Comment réécrire l’Histoire ?
Tous ces personnages se retrouvent au cœur d’une machination diabolique ourdie par un personnage mystérieux dans une ambiance complotiste qui démontre le goût de Vaughn pour les intrigues tarabiscotées des serials, au risque de mettre en péril toute forme de crédibilité. Si l’histoire racontée ne manque pas de piquant et qu’elle se fonde sur de bonnes connaissances historiques – la reconstitution de l’assassinat de François-Ferdinand est plutôt bien fichue et correcte sur le plan historique – le long-métrage a parfois du mal à concilier la volonté de Vaughn de créer un film sérieux et en même temps de respecter la charte pétillante de la saga.
Dès lors, on a parfois l’impression d’assister à deux films en un, l’un ne voulant définitivement pas être assujetti à l’autre. Parfois très sérieux – trop diront certains – The King’s Man : Première Mission s’autorise tout de même un certain nombre de débordements bis, notamment lors des scènes de combat qui sont toujours aussi délirantes. On peut compter parmi les moments bien décalés, l’affrontement entre les héros et Raspoutine (excellent Rhys Ifans en mode cabotin), ou encore une séquence bien Z avec des bouquetins facétieux et revanchards. Dans ces moments-là, le métrage devient très drôle et fun, mais cette impression s’évapore dès que l’on revient à l’intrigue à proprement parler.
Deux parties distinctes qui ont du mal à cohabiter
Plutôt lent dans sa première partie qui prend un peu trop son temps pour nous présenter chaque protagoniste, The King’s Man : Première Mission trouve enfin son rythme de croisière dans la dernière partie plus dynamique et enthousiasmante grâce à une réalisation toujours aussi inventive. On peut également regretter l’emploi d’un casting parfois un peu timoré. Une actrice comme Gemma Arterton demeure sous-employée, de même que Matthew Goode. On peut également trouver le jeu de Harris Dickinson un peu faible et en recherche de charisme. Enfin, Ralph Fiennes, tout bon acteur qu’il est, n’a pas nécessairement les épaules pour porter à lui seul le poids d’une telle aventure. Heureusement qu’il est secondé par un imposant Djimon Hounsou, mais aussi par Rhys Ifans ou encore Daniel Brühl.

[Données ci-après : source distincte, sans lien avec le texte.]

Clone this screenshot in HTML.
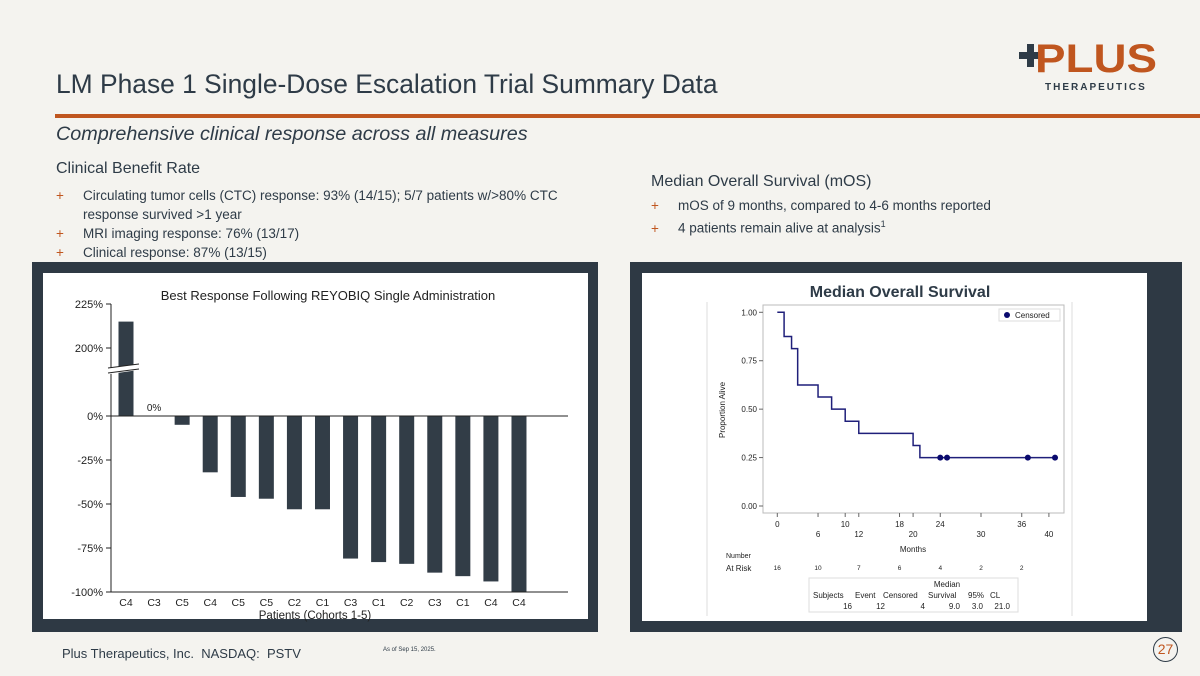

Réalisé avec beaucoup de talent, le film reste donc un divertissement très agréable à suivre et qui mérite largement sa place sur un grand écran. Toutefois, il demeure un cran au-dessous des précédents volets et peut donc être considéré comme une œuvre indépendante au cœur de la franchise.
Une sortie maintes fois repoussée
Tourné depuis 2019, The King’s Man : Première Mission a fait partie des derniers projets de la Fox avant son rachat par Disney. Du coup, après une sortie prévue fin 2019, le film a été repoussé au mois de février 2020. Entre-temps, la pandémie de la Covid-19 s’est abattue sur le monde, et le studio a décidé de repousser sa sortie d’un an au mois de février 2021. Comme la pandémie sévissait toujours, le long-métrage a encore été décalé au mois d’août 2021, et finalement il a pu enfin sortir dans le monde en décembre 2021. Son démarrage aux États-Unis n’est d’ailleurs pas grandiose, tandis qu’en France, il peine encore à atteindre le million d’entrées. Mais son exploitation est encore en cours à l’heure où nous rédigeons ces lignes.